La ideología de Modi se formó inicialmente en el RSS, que ponía el acento en el entrenamiento paramilitar, la oración hindú y el sacrificio personal. El jefe actual del RSS, Mohan Bhagwat, provocó consternación el año pasado cuando dijo que los musulmanes eran bienvenidos en la India, pero insistió que todo el que vivía en el país era hindú.
El hinduismo de Modi, aunque tácito, casi siempre está en exhibición. El yoga y el vegetarianismo tienen escasas connotaciones religiosas en occidente, pero sus conexiones con el hinduismo están claras para los votantes indios, sobre todo cuando los practica un político. Por eso, cuando Modi asume la posición del loto frente a las cámaras de TV en el Día Internacional del Yoga, o habla de los beneficios de la dieta vegetariana, o le pone a un programa estatal de agua potable el nombre del concepto hindú de la energía divina, el mensaje está claro para toda la India: por fin tenemos un líder abierta y orgullosamente hindú.
Shah, su colaborador más estrecho, es considerado el arquitecto de la agenda hinduista del gobierno. Los dos se han pronunciado desde hace años por la anulación del estatus especial de Cachemira, un estado musulmán de bosques de pinos, arroyos de agua clara y tierra altamente fértil.
Su historia moderna se remonta a la partición de 1947, cuando la India británica fue dividida en India, mayoritariamente hindú, y Pakistán, de abrumadora mayoría musulmana. Tras la guerra que siguió a la partición, cuando Pakistán tomó el control de una parte de Cachemira, se enmendó la constitución india para dar al estado derechos especiales de semiautonomía. También se aprobaron leyes que prohíben la radicación de los no cachemiríes.
El estado, dividido entre la India y Pakistán pero reclamado en su totalidad por ambos, se ha visto desgarrado por ciclos de violencia separatista y represión brutal desde fines de los 80, cuando Nueva Delhi amañó las elecciones locales y armas y milicianos paquistaníes empezaron a cruzar la frontera. Unas 70.000 personas han muerto en la violencia.
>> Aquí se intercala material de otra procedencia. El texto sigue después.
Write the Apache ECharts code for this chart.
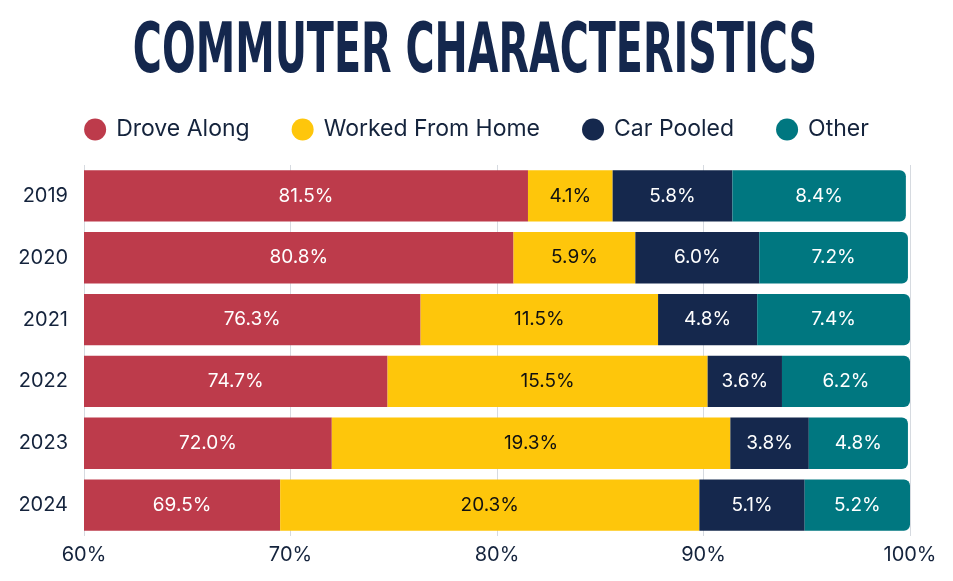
<!DOCTYPE html>
<html>
<head>
<meta charset="utf-8">
<script src="https://cdn.jsdelivr.net/npm/echarts@6/dist/echarts.min.js"></script>
<style>
    html, body { margin: 0; padding: 0; background: #ffffff; }
    #main { width: 953px; height: 581px; }
</style>
</head>
<body>
<div id="main"></div>
<script>
    // 数据
    var years = ['2019', '2020', '2021', '2022', '2023', '2024'];
    var droveAlong = [81.5, 80.8, 76.3, 74.7, 72.0, 69.5];
    var workedFromHome = [4.1, 5.9, 11.5, 15.5, 19.3, 20.3];
    var carPooled = [5.8, 6.0, 4.8, 3.6, 3.8, 5.1];
    var other = [8.4, 7.2, 7.4, 6.2, 4.8, 5.2];
    var xTicks = [60, 70, 80, 90, 100];

    var textColor = '#14233c';
    var fontName = 'Inter, "Open Sans", sans-serif';

    var makeSeries = function(name, data, color, labelColor, last) {
        return {
            name: name,
            type: 'bar',
            stack: 'total',
            data: data,
            barWidth: '83%',
            itemStyle: {
                color: color,
                borderRadius: last ? [0, 6, 6, 0] : 0
            },
            label: {
                show: true,
                position: 'inside',
                color: labelColor,
                fontFamily: fontName,
                fontSize: 19,
                formatter: function(p) {
                    return p.value.toFixed(1) + '%';
                }
            }
        };
    };

    var chart = echarts.init(document.getElementById('main'));
    chart.setOption({
        backgroundColor: '#ffffff',
        animation: false,
        graphic: [{
            type: 'text',
            x: 475,
            y: 19,
            scaleX: 0.63,
            style: {
                x: 0,
                y: 0,
                text: 'COMMUTER CHARACTERISTICS',
                fill: '#14274d',
                align: 'center',
                verticalAlign: 'top',
                font: 'bold 70px "DejaVu Sans Condensed", sans-serif'
            }
        }],
        legend: {
            left: 'center',
            top: 113,
            icon: 'circle',
            itemWidth: 22,
            itemHeight: 22,
            itemGap: 42,
            textStyle: {
                color: textColor,
                fontFamily: fontName,
                fontSize: 23,
                padding: [0, 0, 0, 5]
            },
            data: ['Drove Along', 'Worked From Home', 'Car Pooled', 'Other']
        },
        grid: {
            left: 84,
            right: 43,
            top: 165,
            bottom: 45,
            containLabel: false
        },
        xAxis: {
            type: 'value',
            min: 60,
            max: 100,
            interval: 10,
            axisLine: { show: false },
            axisTick: { show: false },
            splitLine: { lineStyle: { color: '#d6dae0', width: 1 } },
            axisLabel: {
                color: textColor,
                fontFamily: fontName,
                fontSize: 20,
                margin: 9,
                formatter: function(v) {
                    return xTicks.indexOf(v) !== -1 ? v + '%' : '';
                }
            }
        },
        yAxis: {
            type: 'category',
            data: years,
            inverse: true,
            axisLine: { show: false },
            axisTick: { show: false },
            axisLabel: {
                color: textColor,
                fontFamily: fontName,
                fontSize: 20,
                margin: 16
            }
        },
        series: [
            makeSeries('Drove Along', droveAlong, '#bd3b4b', '#ffffff', false),
            makeSeries('Worked From Home', workedFromHome, '#fec60b', '#111111', false),
            makeSeries('Car Pooled', carPooled, '#15284d', '#ffffff', false),
            makeSeries('Other', other, '#007780', '#ffffff', true)
        ]
    });
</script>
</body>
</html>
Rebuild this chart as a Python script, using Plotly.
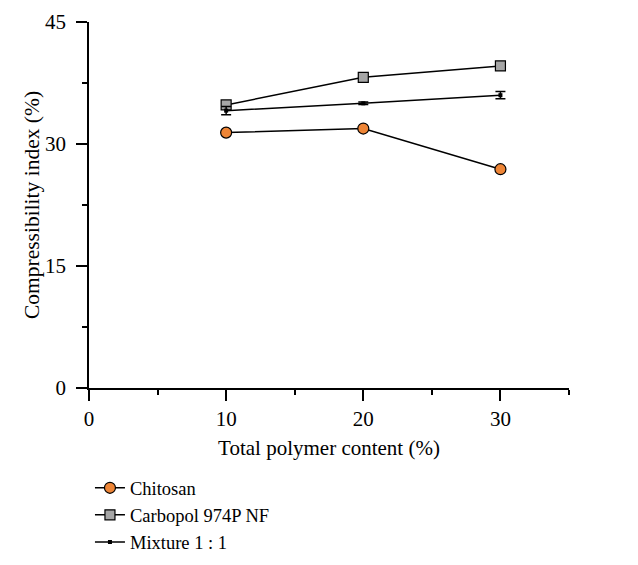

A lo largo de las décadas se han anulado muchos derechos especiales. Pero conservaban su valor simbólico en la Cachemira india, donde la mayoría de los habitantes desean la independencia o la fusión con Pakistán. La prohibición de ventas de tierras a los no cachemiríes era de importancia especial, como forma de impedir que se modificara la composición de la población.
¿Pero qué sentido tenía anular unas protecciones que en la práctica casi habían dejado de existir? La respuesta de Modi: integrar plenamente a Cachemira en la India, poner fin a la insurgencia y dar impulso al desarrollo.
“Ha comenzado una nueva era”, dijo la semana pasada en un discurso televisado a la nación: el sistema anterior generaba “secesionismo, terrorismo, nepotismo y corrupción generalizada”.
Para algunos detractores de Modi, se trataba de desviar la atención de los problemas económicos, el nivel récord de desempleo y la inversión extranjera decreciente. Pero podría tratarse también de una cuestión de poder.
Más de una semana después del inicio de la represión, la ciudad principal, Srinagar, es un laberinto de barricadas y alambradas de púas. La mayor parte de las comunicaciones están cortadas. Se han producido protestas esporádicas.
“Creo que va a estallar”, dijo el joven político local Shah Faesal. “Es un volcán en potencia”.
Horas después de hablar con The Associated Press, la agencia Press Trust of India informó que las fuerzas de seguridad lo habían arrestado.